The pianist Peter Katin has died

Gramophone
Monday, March 23, 2015

Born November 14, 1930; died March 19, 2015

Peter Katin (1930-2015)
Peter Katin (1930-2015)

The pianist Peter Katin has died: he was 84. A much-admired musician, Katin’s career was characterised by long periods of neglect, followed by periods of great productivity. Born in London to an immigrant Orthodox Jewish father from Lithuania and an English mother, Katin showed early musical promise and attended the Royal Academy of Music from the age of 12; he was also head chorister at Westminster Abbey. He made his Wigmore Hall debut aged 18 and was soon a sought-after soloist and chamber music-partner.
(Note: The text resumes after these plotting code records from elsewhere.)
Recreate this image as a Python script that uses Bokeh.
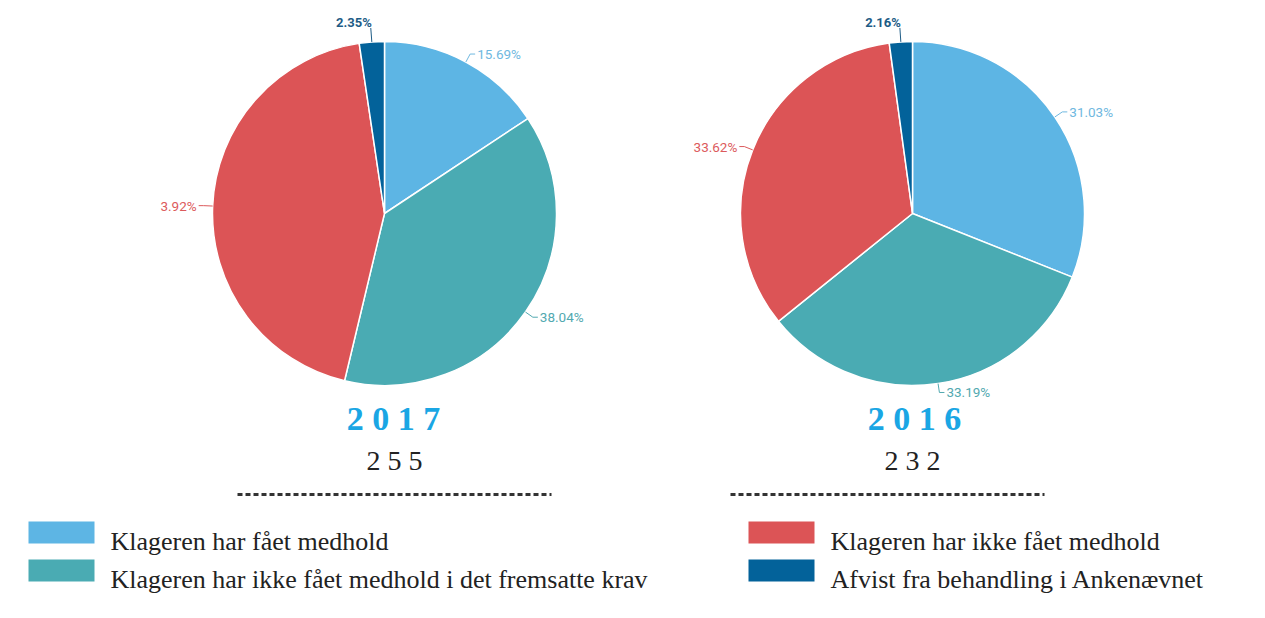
import math
from bokeh.plotting import figure
from bokeh.models import Range1d
from bokeh.core.properties import value
from bokeh.embed import file_html
from bokeh.resources import INLINE

# ---- data ----
categories = [
    "Klageren har fået medhold",
    "Klageren har ikke fået medhold i det fremsatte krav",
    "Klageren har ikke fået medhold",
    "Afvist fra behandling i Ankenævnet",
]
colors = ["#5DB5E4", "#4AABB3", "#DC5456", "#03629A"]
label_colors = ["#6FB8E0", "#52A9B0", "#DC5A5C", "#1E5C86"]
years = ["2 0 1 7", "2 0 1 6"]
totals = ["2 5 5", "2 3 2"]
shares_2017 = [15.69, 38.04, 43.92, 2.35]
labels_2017 = ["15.69%", "38.04%", "3.92%", "2.35%"]
shares_2016 = [31.03, 33.19, 33.62, 2.16]
labels_2016 = ["31.03%", "33.19%", "33.62%", "2.16%"]

W, H = 1249, 602
p = figure(width=W, height=H, x_range=Range1d(0, W), y_range=Range1d(-H, 0),
           output_backend="svg", toolbar_location=None, min_border=0)
p.axis.visible = False
p.grid.visible = False
p.outline_line_color = None
p.background_fill_color = "white"
p.border_fill_color = "white"

R = 172
label_font = value("Roboto")


def draw_pie(cx, cy, shares, labels):
    total = sum(shares)
    cum = 0.0
    starts, ends = [], []
    for s in shares:
        a0 = math.pi / 2 - cum / total * 2 * math.pi
        cum += s
        a1 = math.pi / 2 - cum / total * 2 * math.pi
        starts.append(a0)
        ends.append(a1)
    p.wedge(x=[cx] * len(shares), y=[-cy] * len(shares), radius=R,
            start_angle=starts, end_angle=ends, direction="clock",
            fill_color=colors, line_color="white", line_width=1.5)
    for i, (a0, a1) in enumerate(zip(starts, ends)):
        th = (a0 + a1) / 2
        c, s = math.cos(th), math.sin(th)
        ex, ey = cx + R * c, -cy + R * s
        if s > 0.95:
            ox, oy = cx + (R + 14) * c, -cy + (R + 14) * s
            p.segment(x0=[ex], y0=[ey], x1=[ox], y1=[oy], line_color=label_colors[i], line_width=1)
            p.text(x=[ox + 1], y=[oy - 2], text=[labels[i]], text_align="right",
                   text_baseline="bottom", text_font=label_font, text_font_size="13px",
                   text_font_style="bold", text_color=label_colors[i])
        else:
            ox, oy = cx + (R + 9) * c, -cy + (R + 9) * s
            hx = ox + (5 if c >= 0 else -5)
            p.line(x=[ex, ox, hx], y=[ey, oy, oy], line_color=label_colors[i], line_width=1)
            p.text(x=[hx + (2 if c >= 0 else -2)], y=[oy], text=[labels[i]],
                   text_align="left" if c >= 0 else "right", text_baseline="middle",
                   text_font=label_font, text_font_size="13.5px",
                   text_color=label_colors[i])


draw_pie(384, 213, shares_2017, labels_2017)
draw_pie(912, 213, shares_2016, labels_2016)

serif = value("Liberation Serif")
# Year captions, totals, dashed rules
p.text(x=[393, 914], y=[-418, -418], text=years, text_align="center", text_baseline="middle",
       text_font=serif, text_font_size="34px", text_font_style="bold", text_color="#1AA6E4")
p.text(x=[394, 912], y=[-460, -460], text=totals, text_align="center", text_baseline="middle",
       text_font=serif, text_font_size="28px", text_color="#222222")
p.segment(x0=[237, 730], y0=[-494, -494], x1=[551, 1044], y1=[-494, -494],
          line_color="#333333", line_width=3, line_dash="5 3")

# Legend
lx = [28, 748, 28, 748]
ly = [532, 570, 532, 570]
ly = [532, 532, 570, 570]
legend_order = [0, 2, 1, 3]
p.rect(x=[x + 33 for x in lx], y=[-y for y in ly], width=66, height=22,
       fill_color=[colors[i] for i in legend_order], line_color=None)
p.text(x=[x + 82 for x in lx], y=[-(y + 9) for y in ly],
       text=[categories[i] for i in legend_order], text_align="left", text_baseline="alphabetic",
       text_font=serif, text_font_size="26px", text_color="#222222")

open("out.html", "w").write(file_html(p, INLINE))
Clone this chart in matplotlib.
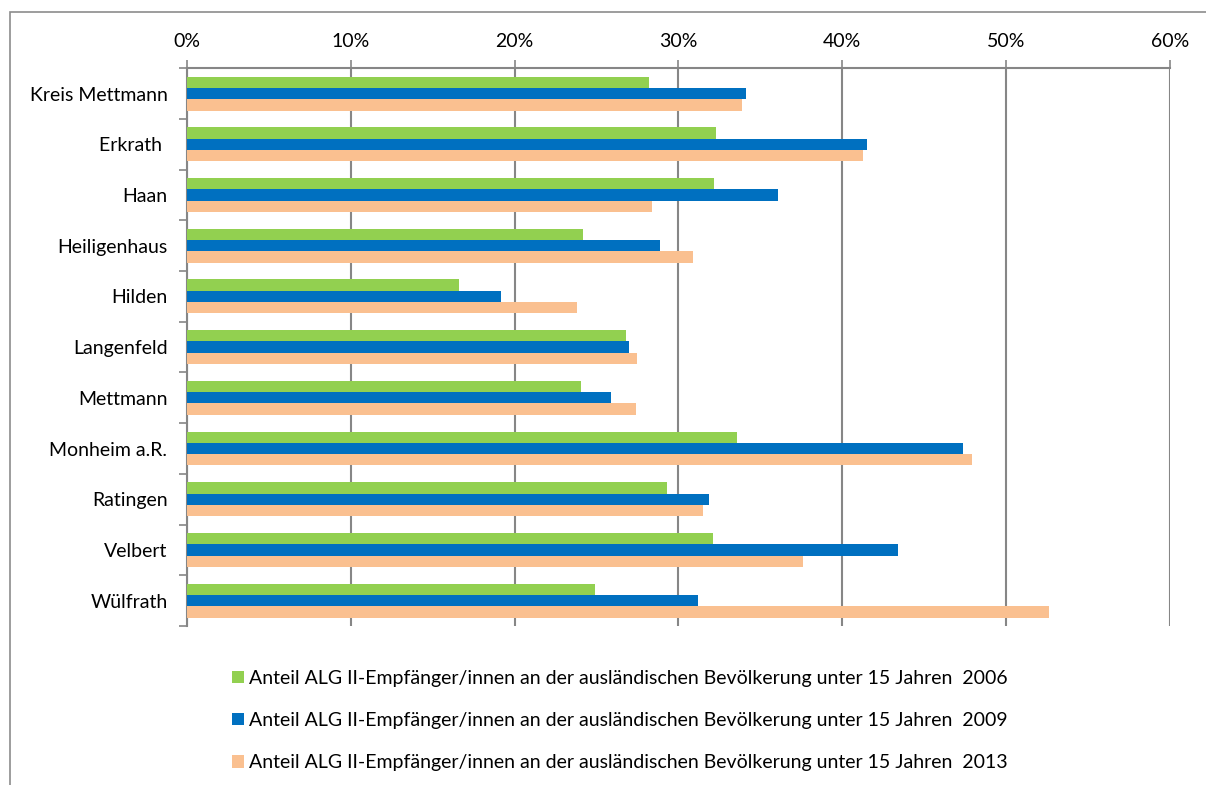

He made his debut at the Proms in 1953, a personal triumph. As Katin said in an interview with Gramophone in October 1987, I remember early in my career playing Rachmaninov's Third Concerto at the Proms, and it brought the house down; since then I've hardly ever been asked to play anything else. Bang went Beethoven, Mozart, chamber music … I put up with this for a long time, and then I took a stand and said I wasn't going to play these things again. That gave me time to study other composers properly and it's paid off.’ 

During the late 1950s Katin made a number of recordings for Decca and Westminster including concertante works by Mendelssohn, a couple of Liszt recitals, Tchaikovsky’s First Piano Concerto and Concert Fantasia, Rachmaninov’s First and Second Piano Concertos and Litolff’s Concerto Symphonique (all now available from Pristine Classical in superb remasterings). He continued to explore the romantic piano repertoire and was a frequent fixture at the Proms (he had made 25 appearances by the 1970s). He also appeared as the musical partner of the violinist Alfredo Campoli (in the 1950s) and the soprano Victoria de los Angeles (in the 1970s).
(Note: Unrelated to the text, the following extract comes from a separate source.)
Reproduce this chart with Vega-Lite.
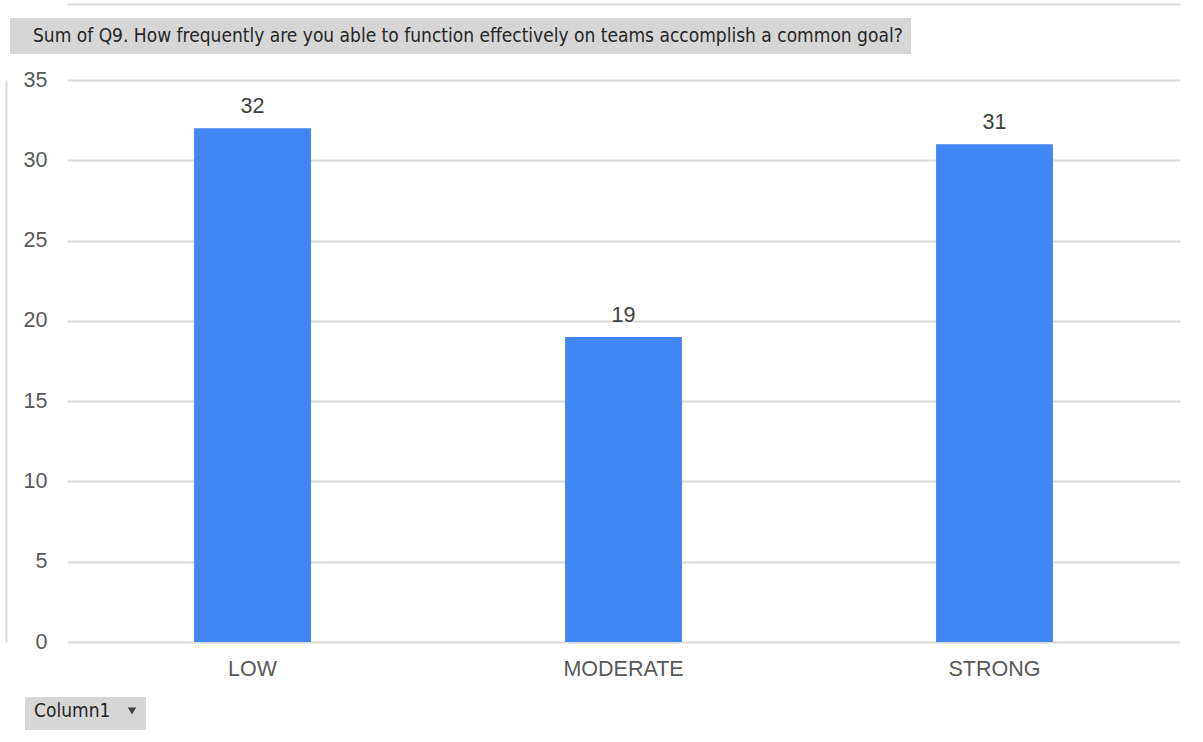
{
  "$schema": "https://vega.github.io/schema/vega-lite/v6.json",
  "width": 1113,
  "height": 562,
  "autosize": {"type": "none"},
  "padding": {"left": 67, "top": 80, "right": 23, "bottom": 100},
  "background": "white",
  "data": {
    "values": [
      {"category": "LOW", "value": 32, "measure": "Sum of Q9. How frequently are you able to function effectively on teams accomplish a common goal?", "series": "Column1"},
      {"category": "MODERATE", "value": 19, "measure": "Sum of Q9. How frequently are you able to function effectively on teams accomplish a common goal?", "series": "Column1"},
      {"category": "STRONG", "value": 31, "measure": "Sum of Q9. How frequently are you able to function effectively on teams accomplish a common goal?", "series": "Column1"}
    ]
  },
  "config": {
    "view": {"stroke": null},
    "font": "Liberation Sans"
  },
  "layer": [
    {
      "mark": {"type": "bar", "color": "#4285f4"},
      "encoding": {
        "x": {
          "field": "category", "type": "nominal", "sort": null,
          "scale": {"paddingInner": 0.685, "paddingOuter": 0.3425},
          "axis": {"title": null, "labelAngle": 0, "ticks": false, "domain": false, "labelPadding": 16, "labelFontSize": 21.5, "labelColor": "#595959", "labelFont": "Liberation Sans", "grid": false}
        },
        "y": {
          "field": "value", "type": "quantitative",
          "scale": {"domain": [0, 35]},
          "axis": {"title": null, "values": [0, 5, 10, 15, 20, 25, 30, 35], "ticks": false, "domain": false, "labelPadding": 20, "labelFontSize": 21.5, "labelColor": "#595959", "labelFont": "Liberation Sans", "grid": true, "gridColor": "#d9d9d9", "gridWidth": 2}
        },
        "opacity": {
          "field": "measure", "type": "nominal",
          "scale": {"range": [1]},
          "legend": {"orient": "none", "legendX": -57, "legendY": -62, "title": null, "fillColor": "#d6d6d6", "padding": 8, "symbolSize": 0, "symbolStrokeWidth": 0, "labelOffset": -4, "labelFont": "DejaVu Sans Condensed", "labelFontSize": 19, "labelColor": "#262626", "labelLimit": 0}
        }
      }
    },
    {
      "mark": {"type": "text", "baseline": "bottom", "dy": -10, "fontSize": 21.5, "color": "#404040", "font": "Liberation Sans"},
      "encoding": {
        "x": {
          "field": "category", "type": "nominal", "sort": null,
          "axis": {"orient": "top", "offset": 76, "labels": false, "ticks": false, "grid": false, "title": null, "domain": true, "domainColor": "#d9d9d9", "domainWidth": 2}
        },
        "y": {
          "field": "value", "type": "quantitative",
          "axis": {"orient": "left", "offset": 61, "labels": false, "ticks": false, "grid": false, "title": null, "domain": true, "domainColor": "#d9d9d9", "domainWidth": 2}
        },
        "opacity": {
          "field": "series", "type": "nominal",
          "scale": {"range": [1]},
          "legend": {"orient": "none", "legendX": -42, "legendY": 617, "title": "Column1", "titleOrient": "left", "titleFont": "DejaVu Sans Condensed", "titleFontSize": 19, "titleFontWeight": "normal", "titleColor": "#262626", "titlePadding": 16, "fillColor": "#d6d6d6", "padding": 9, "symbolType": "triangle-down", "symbolFillColor": "#404040", "symbolStrokeWidth": 0, "symbolSize": 70, "labelExpr": "''", "labelOffset": 0}
        },
        "text": {"field": "value", "type": "quantitative"}
      }
    }
  ],
  "resolve": {
    "axis": {"x": "independent", "y": "independent"},
    "scale": {"opacity": "independent"},
    "legend": {"opacity": "independent"}
  }
}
Katin taught at the University of Western Ontario in Canada for a while before returning to the UK in 1984. The major engagements had dried up but Katin persevered, performing at music clubs and teaching, as well as making a number of self-funded recordings. In 1987 he embarked on a series of CDs for Olympia and drew complimentary reviews: Joan Chissell wrote of Katin’s Chopin B minor Piano Sonata that ‘at the piano he nevertheless keeps emotion under strict control in a performance of exemplary clarity and rhythmic control’ and James Methuen-Campbell wrote (of a Liszt recital) that ‘one cannot question Peter Katin's depth as a Liszt-player. In the more quiet and thoughtful pieces recorded here he is very much in his element. From the first few notes of the opening Consolation I was enchanted by the expressive air of reflection, which is so entirely in tune with the title of the pieces. His pure, self-effacing and sincere approach ensures that the familiar Third Consolation, in D flat, is free from that saccharine pallor in which it is so often cloaked.’

Katin retired from performance in 2004.